Frequently Asked Questions
Should I let education apps access my location data?
No, unless the app’s core function genuinely requires location. Navigation or field trip apps might need location, but language apps, math tutors, and document editors don’t. Location data is attractive to advertisers and creates security risks without educational value.
What should I do if a school requires an app with excessive permissions?
Request that the school audit the app’s permissions and negotiate a data sharing agreement that limits what the app can access. Many app developers will restrict permissions if schools request it. If the school won’t advocate for you, ask whether alternatives exist that require fewer permissions.
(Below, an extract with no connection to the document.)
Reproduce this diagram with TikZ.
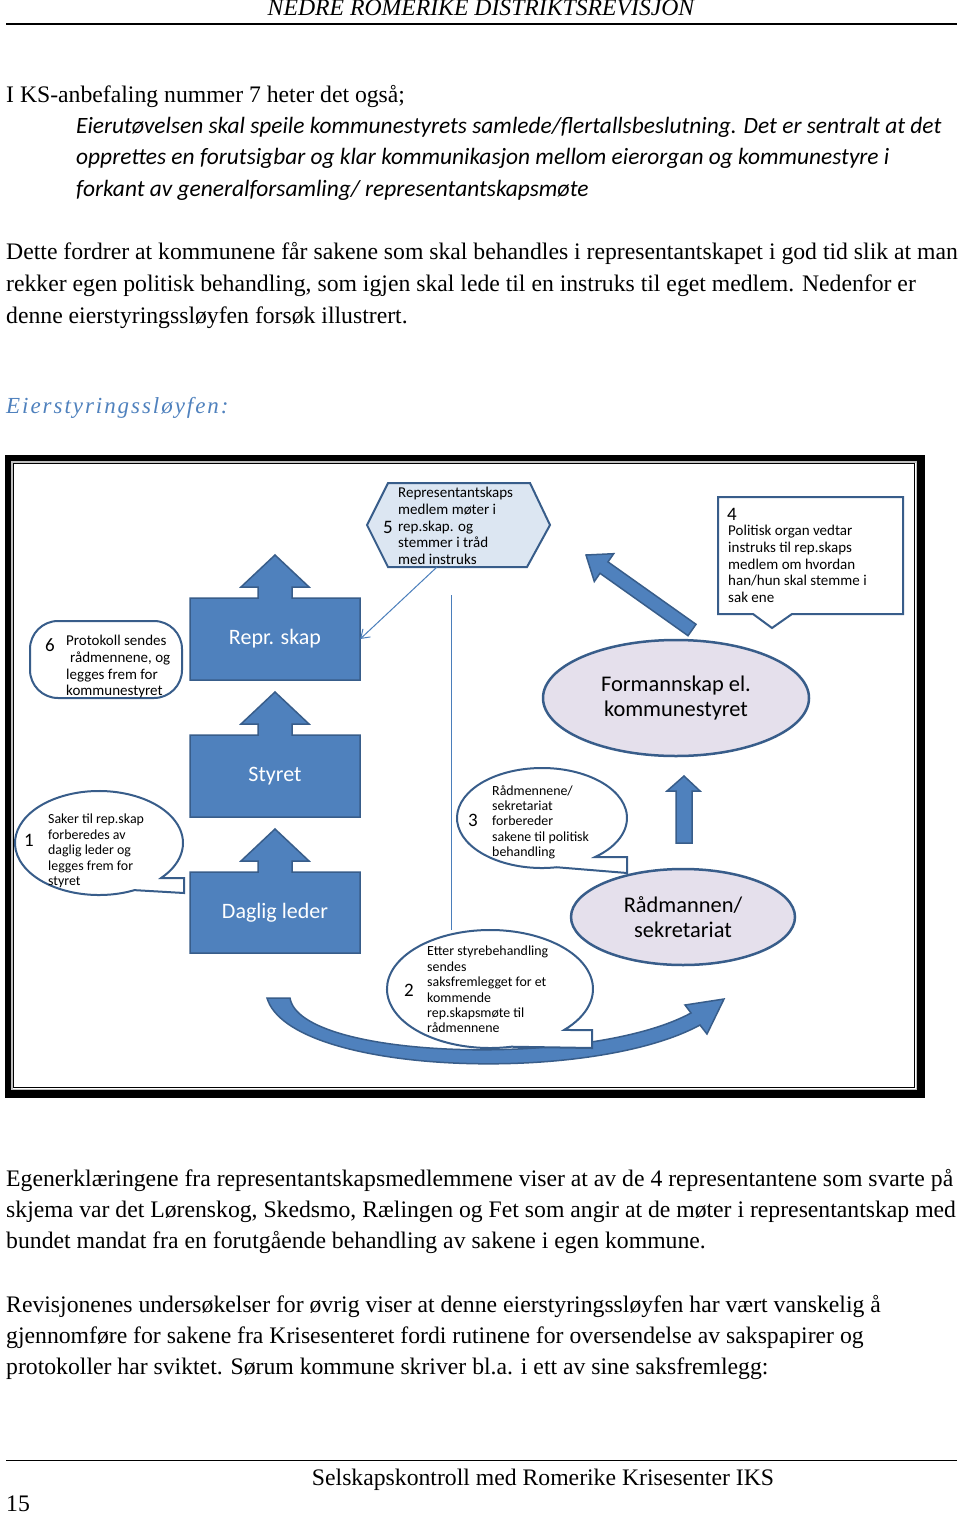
\documentclass[tikz,border=0pt]{standalone}
\usepackage{fontspec}
\setmainfont{Liberation Serif}
\newfontfamily\calibri{Carlito}
\newfontfamily\headfont[LetterSpace=8.5]{Liberation Serif}
\usepackage{xcolor}
\usetikzlibrary{arrows.meta,shapes.geometric}
\definecolor{boxblue}{RGB}{79,129,189}
\definecolor{edgeblue}{RGB}{56,93,138}
\definecolor{hexfill}{RGB}{220,230,242}
\definecolor{ovalfill}{RGB}{229,224,236}
\definecolor{lineblue}{RGB}{74,126,187}
\tikzset{
  bodyline/.style={anchor=base west, inner sep=0, font=\fontsize{23.7}{28}\selectfont},
  quoteline/.style={anchor=base west, inner sep=0, font=\calibri\itshape\fontsize{23.4}{28}\selectfont},
  bubble/.style={draw=edgeblue, line width=2, fill=white},
  smalltext/.style={anchor=north west, inner sep=0, align=left, font=\calibri\fontsize{13.9}{15.4}\selectfont},
  midtext/.style={anchor=north west, inner sep=0, align=left, font=\calibri\fontsize{15}{16.7}\selectfont},
  bignum/.style={inner sep=0, font=\calibri\fontsize{19}{19}\selectfont},
  blockshape/.style={fill=boxblue, draw=edgeblue, line width=1.5},
  blocktext/.style={text=white, font=\calibri\fontsize{22}{25}\selectfont, minimum width=170, minimum height=82, inner sep=0},
  oval/.style={ellipse, draw=edgeblue, line width=2.5, fill=ovalfill, inner sep=0, align=center, font=\calibri\fontsize{22.4}{25}\selectfont}
}
\begin{document}
\begin{tikzpicture}[x=1pt,y=-1pt]
  \newcommand{\upblock}[4]{
    \draw[blockshape] (190,#2) -- (190,#1) -- (258,#1) -- (258,#1-11) -- (241,#1-11) -- (275,#1-43) -- (309,#1-11) -- (292,#1-11) -- (292,#1) -- (360,#1) -- (360,#2) -- cycle;
    \node[blocktext] (#3) at (275,{(#1+#2)/2}) {#4}
  }
  \useasboundingbox (0,0) rectangle (960,1514);

  \node[anchor=base, inner sep=0, font=\itshape\fontsize{23.7}{28}\selectfont] (header) at (481,16) {NEDRE ROMERIKE DISTRIKTSREVISJON};
  \draw[line width=1.5] (6,24) -- (957,24);

  \node[bodyline] (l1) at (6,103) {I KS-anbefaling nummer 7 heter det også;};
  \node[quoteline] (q1) at (76,134) {Eierutøvelsen skal speile kommunestyrets samlede/flertallsbeslutning. Det er sentralt at det};
  \node[quoteline] (q2) at (76,165) {opprettes en forutsigbar og klar kommunikasjon mellom eierorgan og kommunestyre i};
  \node[quoteline] (q3) at (76,197) {forkant av generalforsamling/ representantskapsmøte};
  \node[bodyline] (l2) at (6,259) {Dette fordrer at kommunene får sakene som skal behandles i representantskapet i god tid slik at man};
  \node[bodyline] (l3) at (6,291) {rekker egen politisk behandling, som igjen skal lede til en instruks til eget medlem. Nedenfor er};
  \node[bodyline] (l4) at (6,323) {denne eierstyringssløyfen forsøk illustrert.};
  \node[anchor=base west, inner sep=0, text=boxblue, font=\headfont\itshape\fontsize{23}{26}\selectfont] (title) at (6,413) {Eierstyringssløyfen:};

  \fill[black] (5,455) rectangle (925,1098);
  \fill[white] (11,461) rectangle (917,1090);
  \draw[gray!50, line width=1.5] (11.75,461.75) rectangle (916.25,1089.25);
  \draw[black, line width=0.8] (13.5,463.5) rectangle (914.5,1087.5);

  \draw[lineblue, line width=1] (451,595) -- (451,930);

  \draw[bubble, fill=hexfill] (367,525) -- (388,483) -- (530,483) -- (550,525) -- (527,567) -- (388,567) -- cycle;
  \node[bignum] (n5) at (388,527) {5};
  \node[midtext] (hex) at (398,487) {Representantskaps\\medlem møter i\\rep.skap. og\\stemmer i tråd\\med instruks};
  \coordinate (hexfoot) at (437,567);

  \draw[bubble] (718,497) -- (903,497) -- (903,614) -- (792,614) -- (772,628) -- (753,614) -- (718,614) -- cycle;
  \node[bignum, anchor=west] (n4) at (727,514) {4};
  \node[midtext] (instr) at (728,525) {Politisk organ vedtar\\instruks til rep.skaps\\medlem om hvordan\\han/hun skal stemme i\\sak ene};

  \draw[bubble, rounded corners=28] (30,621) rectangle (182,698);
  \node[bignum] (n6) at (50,645) {6};
  \node[midtext] (proto) at (66,635) {Protokoll sendes\\\hspace{4pt}rådmennene, og\\legges frem for\\kommunestyret};

  \upblock{598}{680}{repr}{Repr. skap};
  \upblock{735}{817}{styret}{Styret};
  \upblock{872}{953}{daglig}{Daglig leder};

  \draw[lineblue, line width=1, -{Straight Barb[length=8,width=11]}] (hexfoot) -- (repr.east);

  \draw[blockshape] (696,624.3) -- (688,635.7) -- (600,573.3) -- (594.3,581.5) -- (586,555) -- (613.7,553.7) -- (608,561.9) -- cycle;

  \node[oval, minimum width=266, minimum height=116] (forman) at (676,698) {Formannskap el.\\kommunestyret};
  \node[oval, minimum width=224, minimum height=96] (radmann) at (683,917) {Rådmannen/\\sekretariat};

  \draw[blockshape] (676,843) -- (676,791) -- (667,791) -- (684,776) -- (700,791) -- (692,791) -- (692,843) -- cycle;

  \draw[bubble] (184,893) -- ([shift={(65:84 and 52)}]99,843) arc[start angle=65, end angle=402.3, x radius=84, y radius=52] -- (184,878) -- cycle;
  \node[bignum] (n1) at (29,840) {1};
  \node[smalltext] (saker) at (48,814) {Saker til rep.skap\\forberedes av\\daglig leder og\\legges frem for\\styret};

  \draw[bubble] (627,873) -- ([shift={(80:85 and 50)}]542,818) arc[start angle=80, end angle=411.3, x radius=85, y radius=50] -- (627,857) -- cycle;
  \node[bignum] (n3) at (473,820) {3};
  \node[smalltext] (forb) at (492,785) {Rådmennene/\\sekretariat\\forbereder\\sakene til politisk\\behandling};

  \draw[blockshape] (267,998) .. controls (290,1075) and (590,1085) .. (700,1025) -- (707,1034) -- (724,999) -- (685,1005) -- (691,1013) .. controls (590,1068) and (300,1060) .. (290,998) -- cycle;

  \draw[bubble] (592,1048) -- ([shift={(78:103 and 59)}]490,989) arc[start angle=78, end angle=404, x radius=103, y radius=59] -- (592,1030) -- cycle;
  \node[bignum] (n2) at (409,990) {2};
  \node[smalltext] (etter) at (427,946) {Etter styrebehandling\\sendes\\saksfremlegget for et\\kommende\\rep.skapsmøte til\\rådmennene};

  \node[bodyline] (l5) at (6,1186) {Egenerklæringene fra representantskapsmedlemmene viser at av de 4 representantene som svarte på};
  \node[bodyline] (l6) at (6,1217) {skjema var det Lørenskog, Skedsmo, Rælingen og Fet som angir at de møter i representantskap med};
  \node[bodyline] (l7) at (6,1248) {bundet mandat fra en forutgående behandling av sakene i egen kommune.};
  \node[bodyline] (l8) at (6,1312) {Revisjonenes undersøkelser for øvrig viser at denne eierstyringssløyfen har vært vanskelig å};
  \node[bodyline] (l9) at (6,1343) {gjennomføre for sakene fra Krisesenteret fordi rutinene for oversendelse av sakspapirer og};
  \node[bodyline] (l10) at (6,1374) {protokoller har sviktet. Sørum kommune skriver bl.a. i ett av sine saksfremlegg:};

  \draw[line width=1] (6,1460) -- (957,1460);
  \node[anchor=base, inner sep=0, font=\fontsize{23.7}{28}\selectfont] (footer) at (543,1485) {Selskapskontroll med Romerike Krisesenter IKS};
  \node[bodyline] (page) at (6,1511) {15};
\end{tikzpicture}
\end{document}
How can I verify an app actually deletes data when requested?
Ask the app developer for written confirmation that includes the date deletion was processed. Don’t accept a generic “we delete data” policy. Request specifics: which data categories, what timeframe, and whether de-identified versions are retained separately.
Are private education apps more private than free ones?
Not necessarily. Paid apps still harvest data, though sometimes less aggressively than ad-supported apps. Evaluate permissions and privacy policies regardless of price. Some paid apps have better privacy practices, but some are equally invasive.
What’s the difference between app permissions and account permissions?
App permissions control access to your device features (camera, location, contacts). Account permissions control what data the app can access through your school account (grades, roster information, assignments). Both need to be restricted separately—limiting device permissions doesn’t prevent the app from accessing extensive account data.
Should I be concerned about education apps selling data to third parties?
Yes. Many education apps sell anonymized data to research companies, advertising networks, or insurance companies. Even anonymized student data is sensitive because it reveals learning patterns, struggles, and behavioral information that can be re-identified and weaponized.